Nonetheless, there are some important risks to keep in mind. GM is banking on its EV and AV operations to boost expansion, but management only expects the core auto business to grow revenue at about a 5% annualized rate through 2030. That's not anything to get excited about. If those newer initiatives don't pan out as expected, this company will barely be growing faster than the overall U.S. economy. And based on the past, this won't do much to push up the stock price.
Intense competitive factors must also be considered. GM is a leading player in the industry, with popular models that consumers love. But pricing is a huge determinant for buyers, and GM will always have to compete with rivals in this aspect. For what it's worth, the company mentioned that it gained more market share in the U.S. than any other automaker in the latest quarter.
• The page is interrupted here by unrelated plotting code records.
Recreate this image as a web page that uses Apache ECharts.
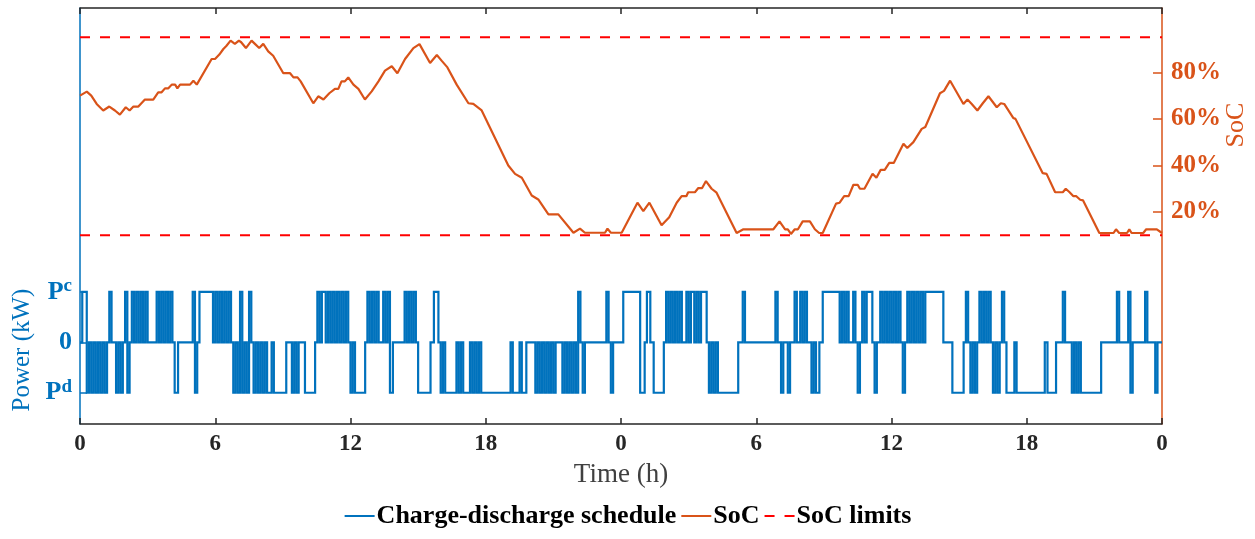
<!DOCTYPE html>
<html>
<head>
<meta charset="utf-8">
<script src="https://cdn.jsdelivr.net/npm/echarts@6/dist/echarts.min.js"></script>
<style>
  html, body { margin: 0; padding: 0; background: #fff; }
  #chart { width: 1255px; height: 539px; }
</style>
</head>
<body>
<div id="chart"></div>
<script>
// two days, ticks every 6 h
const socTicks = [20, 40, 60, 80];
const powerTicks = [-1, 0, 1];
const socLimits = [95, 10];

// SoC trace (time in h, SoC in %)
const socTime = [
  0.0, 0.3, 0.5, 0.74, 1.03, 1.3, 1.55, 1.77, 2.03, 2.2, 2.37, 2.59, 2.88, 3.25, 3.47, 3.62,
  3.77, 3.92, 4.07, 4.22, 4.32, 4.44, 4.88, 5.03, 5.18, 5.84, 5.99, 6.18, 6.36, 6.5, 6.68, 6.87,
  7.05, 7.15, 7.36, 7.61, 7.76, 7.95, 8.13, 8.35, 8.57, 9.02, 9.32, 9.47, 9.65, 9.79, 10.35, 10.57,
  10.8, 11.06, 11.31, 11.46, 11.6, 11.75, 11.9, 12.13, 12.35, 12.64, 12.94, 13.24, 13.53, 13.83, 14.08, 14.42,
  14.79, 15.06, 15.53, 15.83, 16.04, 16.3, 16.71, 17.23, 17.45, 17.82, 19.0, 19.3, 19.6, 20.04, 20.33, 20.78,
  21.22, 21.89, 22.18, 22.4, 23.29, 23.4, 23.55, 24.03, 24.73, 24.99, 25.26, 25.8, 26.14, 26.47, 26.69, 26.9,
  26.98, 27.28, 27.43, 27.6, 27.77, 28.02, 28.24, 29.13, 29.43, 30.76, 31.03, 31.28, 31.4, 31.54, 31.71, 31.85,
  32.06, 32.38, 32.6, 32.79, 32.95, 33.54, 33.7, 33.9, 34.1, 34.31, 34.5, 34.6, 34.8, 35.16, 35.33, 35.52,
  35.7, 35.9, 36.1, 36.53, 36.7, 36.97, 37.34, 37.5, 38.15, 38.33, 38.6, 39.19, 39.37, 39.56, 39.81, 40.05,
  40.3, 40.67, 40.85, 41.0, 41.4, 41.5, 42.71, 42.88, 43.26, 43.6, 43.73, 43.9, 44.07, 44.2, 44.37, 44.5,
  45.22, 45.85, 45.96, 46.1, 46.45, 46.55, 46.65, 47.17, 47.3, 47.77, 48.0
];
const socValue = [
  70, 71.7, 70, 66.4, 63.6, 65.3, 63.6, 61.8, 65, 63.6, 65.3, 65.3, 68.3, 68.3, 71.4, 71.4,
  73.1, 73.1, 74.7, 74.7, 73.1, 74.7, 74.7, 76.4, 74.7, 85.7, 85.7, 87.6, 90, 91.4, 93.6, 92.2,
  93.6, 92.9, 90.4, 93.6, 92.2, 90.4, 92.2, 89, 87.1, 79.6, 79.6, 77.8, 77.8, 76.1, 66.7, 69.7,
  68.3, 71, 72.9, 72.9, 76.1, 76.1, 77.8, 74.7, 72.9, 68.3, 71.8, 76.1, 80.7, 82.6, 79.6, 85.7,
  90.4, 92.1, 84, 87.4, 85, 82.1, 74.7, 66.7, 66.4, 63.6, 40, 36.4, 34.7, 27.1, 25.4, 19,
  19, 11.1, 12.9, 11.1, 11.1, 12.9, 11.1, 11.1, 24, 20.4, 24, 14.3, 17.8, 24, 26.8, 26.8,
  28.5, 28.5, 30.3, 30.3, 33.3, 30, 28.3, 11, 12.6, 12.6, 16, 12.6, 12.6, 10.6, 12.6, 12.6,
  16, 16, 12.6, 11, 11, 23.6, 24, 26.8, 26.8, 31.7, 31.7, 30, 30, 36.4, 34.7, 38.1,
  38.1, 41.1, 41.1, 49.3, 47.5, 50, 55.7, 56.5, 71, 72, 76.4, 66.4, 68.3, 66.4, 63.6, 66.7,
  69.7, 65, 66.7, 66.4, 60.4, 60, 36.7, 36.4, 28.5, 28.5, 30, 28.5, 26.8, 26.8, 25.3, 25,
  11, 11, 12.6, 11, 11, 12.6, 11, 11, 12.6, 12.6, 11
];

// charge/discharge schedule: [switch time (h), level] with 1 = Pc, 0 = idle, -1 = Pd
const schedule = [
  [0,0],[0.1,1],[0.3,-1],[0.4,0],
  [0.5,-1],[0.6,0],[0.7,-1],[0.8,0],[0.9,-1],[1.0,0],[1.1,-1],[1.2,0],
  [1.3,1],[1.4,0],[1.6,-1],[1.7,0],[1.8,-1],[1.9,0],[2.0,1],[2.1,-1],[2.2,0],
  [2.3,1],[2.4,0],[2.5,1],[2.6,0],[2.7,1],[2.8,0],[2.9,1],[3.0,0],
  [3.4,1],[3.5,0],
  [3.6,1],[3.7,0],[3.8,1],[3.9,0],[4.0,1],[4.1,0],
  [4.2,-1],[4.35,0],[5.0,1],[5.1,-1],[5.2,0],[5.3,1],
  [5.9,0],[6.0,1],[6.1,0],[6.2,1],[6.3,0],[6.4,1],[6.5,0],[6.6,1],[6.7,0],[6.8,-1],
  [6.9,0],[7.0,-1],[7.1,1],[7.2,-1],[7.3,0],[7.4,-1],[7.5,1],[7.6,0],[7.7,-1],[7.8,0],
  [7.9,-1],[8.0,0],[8.1,-1],[8.2,0],
  [8.3,-1],[8.5,0],[8.6,-1],[9.15,0],[9.4,-1],[9.5,0],[9.6,-1],[9.7,0],[9.98,-1],[10.43,0],
  [10.53,1],[10.63,0],[10.73,1],
  [10.9,0],[11.0,1],[11.1,0],[11.2,1],[11.3,0],[11.4,1],[11.5,0],[11.6,1],[11.7,0],[11.8,1],[11.9,0],
  [12.0,-1],[12.1,0],[12.2,-1],[12.65,0],
  [12.75,1],[12.85,0],[12.95,1],[13.05,0],[13.15,1],[13.25,0],
  [13.45,1],[13.55,0],[13.65,1],[13.75,-1],[13.88,0],
  [14.4,1],[14.5,0],[14.6,1],[14.7,0],[14.8,1],[14.9,0],
  [15.0,-1],[15.55,0],[15.7,1],[15.9,0],[16.0,-1],[16.1,0],[16.2,-1],[16.7,0],[16.8,-1],[16.9,0],[17.0,-1],
  [17.3,0],[17.4,-1],[17.5,0],[17.6,-1],[17.7,0],[17.8,-1],
  [19.1,0],[19.2,-1],[19.5,0],[19.6,-1],[19.8,0],
  [20.2,-1],[20.3,0],[20.4,-1],[20.5,0],[20.6,-1],[20.7,0],[20.8,-1],[20.9,0],[21.0,-1],[21.1,0],
  [21.4,-1],[21.5,0],[21.6,-1],[21.7,0],[21.8,-1],[21.9,0],[22.0,-1],[22.1,1],[22.2,0],[22.3,-1],[22.4,0],
  [23.35,1],[23.45,0],[23.55,-1],[23.65,0],
  [24.1,1],[24.85,-1],[25.05,0],[25.15,1],[25.3,0],[25.45,-1],[25.9,0],
  [26.0,1],[26.1,0],[26.2,1],[26.3,0],[26.4,1],[26.5,0],[26.6,1],[26.7,0],
  [26.9,1],[27.0,0],[27.1,1],[27.25,0],[27.35,1],[27.45,0],[27.55,1],[27.8,0],
  [27.9,-1],[28.0,0],[28.1,-1],[28.2,0],[28.3,-1],[29.2,0],
  [29.4,1],[29.5,0],[30.85,1],[30.95,0],[31.1,-1],[31.2,0],[31.4,-1],[31.5,0],
  [31.7,1],[31.8,0],[31.95,1],[32.05,0],[32.15,1],[32.25,0],
  [32.45,-1],[32.55,0],[32.65,-1],[32.8,0],
  [32.95,1],[33.7,0],[33.8,1],[33.9,0],[34.0,1],[34.1,0],[34.3,1],[34.4,0],
  [34.5,-1],[34.6,0],[34.7,1],[34.8,0],[34.9,1],[35.15,0],[35.25,-1],[35.35,0],
  [35.5,1],[35.6,0],[35.7,1],[35.8,0],[35.9,1],[36.0,0],[36.1,1],[36.2,0],[36.3,1],[36.4,0],
  [36.5,-1],[36.6,0],
  [36.7,1],[36.8,0],[36.9,1],[37.0,0],[37.1,1],[37.2,0],[37.3,1],[37.4,0],[37.5,1],[38.3,0],
  [38.7,-1],[39.2,0],[39.3,1],[39.4,0],
  [39.5,-1],[39.6,0],[39.7,-1],[39.8,0],
  [39.9,1],[40.0,0],[40.1,1],[40.2,0],[40.3,1],[40.4,0],
  [40.5,-1],[40.6,0],[40.7,-1],[40.8,0],
  [40.9,1],[41.0,0],[41.1,-1],[41.45,0],[41.55,-1],[42.8,0],[42.92,-1],[43.3,0],[43.6,1],[43.7,0],
  [44.0,-1],[44.1,0],[44.2,-1],[44.3,0],[44.4,-1],[45.3,0],
  [46.0,1],[46.1,0],[46.5,1],[46.6,-1],[46.7,0],[47.25,1],[47.35,0],[47.7,-1],[47.8,0],
  [48,0]
];

const blue = '#0072BD';
const orange = '#D95319';
const red = '#FF0000';
const serif = 'Liberation Serif';

const socData = socTime.map((t, i) => [t, socValue[i]]);

const chart = echarts.init(document.getElementById('chart'));

chart.setOption({
  animation: false,
  backgroundColor: '#fff',
  grid: { left: 80, right: 93, top: 8, bottom: 115 },
  legend: {
    bottom: 5,
    left: 'center',
    itemWidth: 30,
    itemHeight: 14,
    itemGap: 4,
    itemStyle: { opacity: 0 },
    textStyle: { fontFamily: serif, fontWeight: 'bold', fontSize: 26, color: '#000', padding: [0, 0, 0, -3] },
    data: ['Charge-discharge schedule', 'SoC', 'SoC limits']
  },
  xAxis: [{
    type: 'value',
    min: 0, max: 48, interval: 6,
    name: 'Time (h)',
    nameLocation: 'middle',
    nameGap: 37,
    nameTextStyle: { fontFamily: serif, fontSize: 27, color: '#404040' },
    axisLine: { onZero: false, lineStyle: { color: '#262626', width: 1.5 } },
    axisTick: { inside: true, length: 6, lineStyle: { color: '#262626', width: 1.5 } },
    axisLabel: {
      margin: 9,
      fontFamily: serif, fontWeight: 'bold', fontSize: 23, color: '#262626',
      formatter: v => String(v % 24)
    },
    splitLine: { show: false }
  }, {
    type: 'value',
    position: 'top',
    min: 0, max: 48, interval: 6,
    axisLine: { onZero: false, lineStyle: { color: '#262626', width: 1.5 } },
    axisTick: { inside: true, length: 6, lineStyle: { color: '#262626', width: 1.5 } },
    axisLabel: { show: false },
    splitLine: { show: false }
  }],
  yAxis: [{
    type: 'value',
    position: 'left',
    min: -1.62, max: 6.63,
    axisLine: { show: true, onZero: false, lineStyle: { color: blue, width: 1.5 } },
    axisTick: { show: true, inside: true, length: 7, customValues: powerTicks, lineStyle: { color: blue, width: 1.5 } },
    axisLabel: {
      customValues: powerTicks,
      margin: 8,
      color: blue,
      formatter: v => v === 1 ? '{b|P}{s|c}' : v === -1 ? '{b|P}{s|d}' : '{b|0}',
      rich: {
        b: { fontFamily: serif, fontWeight: 'bold', fontSize: 26, color: blue },
        s: { fontFamily: serif, fontWeight: 'bold', fontSize: 19, color: blue, padding: [0, 0, 12, 0] }
      }
    },
    splitLine: { show: false }
  }, {
    type: 'value',
    position: 'right',
    min: -71, max: 107.6,
    axisLine: { show: true, onZero: false, lineStyle: { color: orange, width: 1.5 } },
    axisTick: { show: true, inside: true, length: 9, customValues: socTicks, lineStyle: { color: orange, width: 1.5 } },
    axisLabel: {
      customValues: socTicks,
      margin: 9,
      fontFamily: serif, fontWeight: 'bold', fontSize: 25, color: orange,
      formatter: '{value}%'
    },
    splitLine: { show: false }
  }],
  graphic: [{
    type: 'text',
    x: 22, y: 350,
    rotation: Math.PI / 2,
    style: { text: 'Power (kW)', fontFamily: serif, fontSize: 25, fill: blue, align: 'center', verticalAlign: 'middle' }
  }, {
    type: 'text',
    x: 1236, y: 125,
    rotation: Math.PI / 2,
    style: { text: 'SoC', fontFamily: serif, fontSize: 26, fill: orange, align: 'center', verticalAlign: 'middle' }
  }],
  series: [{
    name: 'Charge-discharge schedule',
    type: 'line',
    yAxisIndex: 0,
    step: 'end',
    symbol: 'none',
    data: schedule,
    lineStyle: { color: blue, width: 2.2, join: 'miter' },
    itemStyle: { color: blue }
  }, {
    name: 'SoC',
    type: 'line',
    yAxisIndex: 1,
    symbol: 'none',
    data: socData,
    lineStyle: { color: orange, width: 2.2 },
    itemStyle: { color: orange }
  }, {
    name: 'SoC limits',
    type: 'line',
    yAxisIndex: 1,
    symbol: 'none',
    data: [[0, socLimits[0]], [48, socLimits[0]]],
    lineStyle: { color: red, width: 2, type: [10, 10] },
    itemStyle: { color: red }
  }, {
    name: 'SoC limits',
    type: 'line',
    yAxisIndex: 1,
    symbol: 'none',
    data: [[0, socLimits[1]], [48, socLimits[1]]],
    lineStyle: { color: red, width: 2, type: [10, 10] },
    itemStyle: { color: red }
  }]
});
</script>
</body>
</html>
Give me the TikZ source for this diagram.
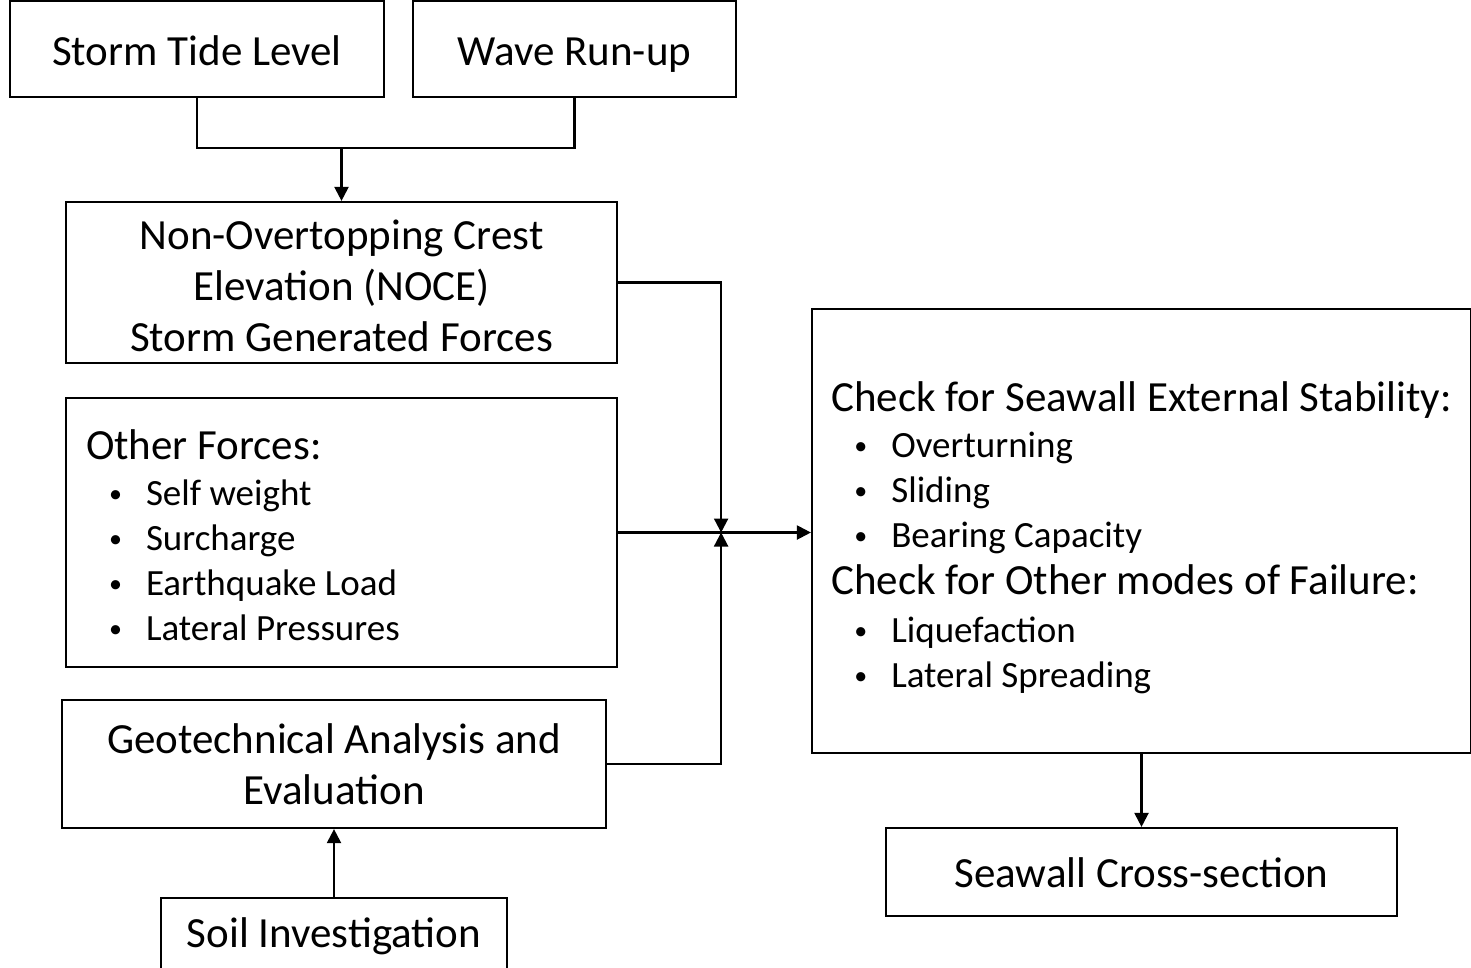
\documentclass[tikz,border=0pt]{standalone}
\usepackage{fontspec}
\setmainfont{Carlito}
\usetikzlibrary{arrows.meta}
\newcommand{\mainsize}{\fontsize{43}{51}\selectfont}
\newcommand{\listsize}{\fontsize{37}{45}\selectfont}
\newcommand{\bul}{\raisebox{3pt}{\fontsize{26}{0}\selectfont\textbullet}}
\newcommand{\itm}[1]{\hspace*{23pt}\makebox[37pt][l]{\bul}#1}
\newcommand{\lift}[1]{\rule{0pt}{#1}} %taller first line pushes the text down
\newcommand{\lw}{2.2pt}
\begin{document}
\begin{tikzpicture}[
      x=1pt, y=-1pt, %one unit is one pixel of the page
      box/.style={draw, line width=\lw, inner sep=0pt, align=center, font=\mainsize},
      oneline/.style={text height=32pt, text depth=0pt},
      listbox/.style={draw, line width=\lw, inner xsep=20pt, inner ysep=0pt, align=flush left, font=\listsize},
      link/.style={line width=\lw},
      arrow/.style={line width=\lw, ->, >={Triangle[length=14pt,width=14pt]}}
    ]
    \useasboundingbox (0,0) rectangle (1471,967);
    % Draw the input boxes
    \node[box, oneline, minimum width=374pt, minimum height=96pt] (tide) at (197,49) {Storm Tide Level};
    \node[box, oneline, minimum width=323pt, minimum height=96pt] (wave) at (574.5,49) {Wave Run-up};
    \node[box, minimum width=551pt, minimum height=161pt] (noce) at (341.5,282.5)
      {\lift{36pt}Non-Overtopping Crest\\Elevation (NOCE)\\Storm Generated Forces};
    \node[listbox, text width=511pt, minimum height=269pt] (other) at (341.5,532.5)
      {{\mainsize\lift{35pt}Other Forces:}\\[1pt]
       \itm{Self weight}\\
       \itm{Surcharge}\\
       \itm{Earthquake Load}\\
       \itm{Lateral Pressures}};
    \node[box, minimum width=544pt, minimum height=128pt] (geo) at (334,764)
      {Geotechnical Analysis and\\Evaluation};
    \node[box, text height=18pt, text depth=0pt, minimum width=346pt, minimum height=80pt] (soil) at (334,938)
      {Soil Investigation};
    % Draw the checks and the result
    \node[listbox, inner xsep=0pt, minimum width=659pt, minimum height=444pt] (check) at (1141.5,531)
      {{\mainsize\lift{44pt}Check for Seawall External Stability:}\\[1pt]
       \itm{Overturning}\\
       \itm{Sliding}\\
       \itm{Bearing Capacity}\\[2pt]
       {\mainsize Check for Other modes of Failure:}\\[3pt]
       \itm{Liquefaction}\\
       \itm{Lateral Spreading}};
    \node[box, oneline, text height=30pt, minimum width=511pt, minimum height=88pt] (wall) at (1141.5,872)
      {Seawall Cross-section};
    % Junction points
    \path (noce.north) ++(0,-53) coordinate (top);
    \path (other.east) ++(103,0) coordinate (mid);
    % Draw the connectors
    \draw[link] (tide.south) |- (top) -| (wave.south);
    \draw[arrow] (top) -- (noce.north);
    \draw[arrow] (noce.east) -| (mid);
    \draw[arrow] (geo.east) -| (mid);
    \draw[arrow] (other.east) -- (other.east -| check.west);
    \draw[arrow] (soil.north) -- (geo.south);
    \draw[arrow] (check.south) -- (wall.north);
\end{tikzpicture}
\end{document}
Lastly, investors need to understand that GM is a cyclical business, greatly exposed to the whims of the economic backdrop. Moreover, capital requirements are high and profit margins are low. During the first three months of 2023, GM posted negative adjusted automotive free cash flow of $100 million after not generating anything in this regard in the year-ago period.
I don't view GM as a stock to buy for my portfolio. But investors who accept the risks might believe the business has a bright future. In that case, the cheap valuation looks like a good deal.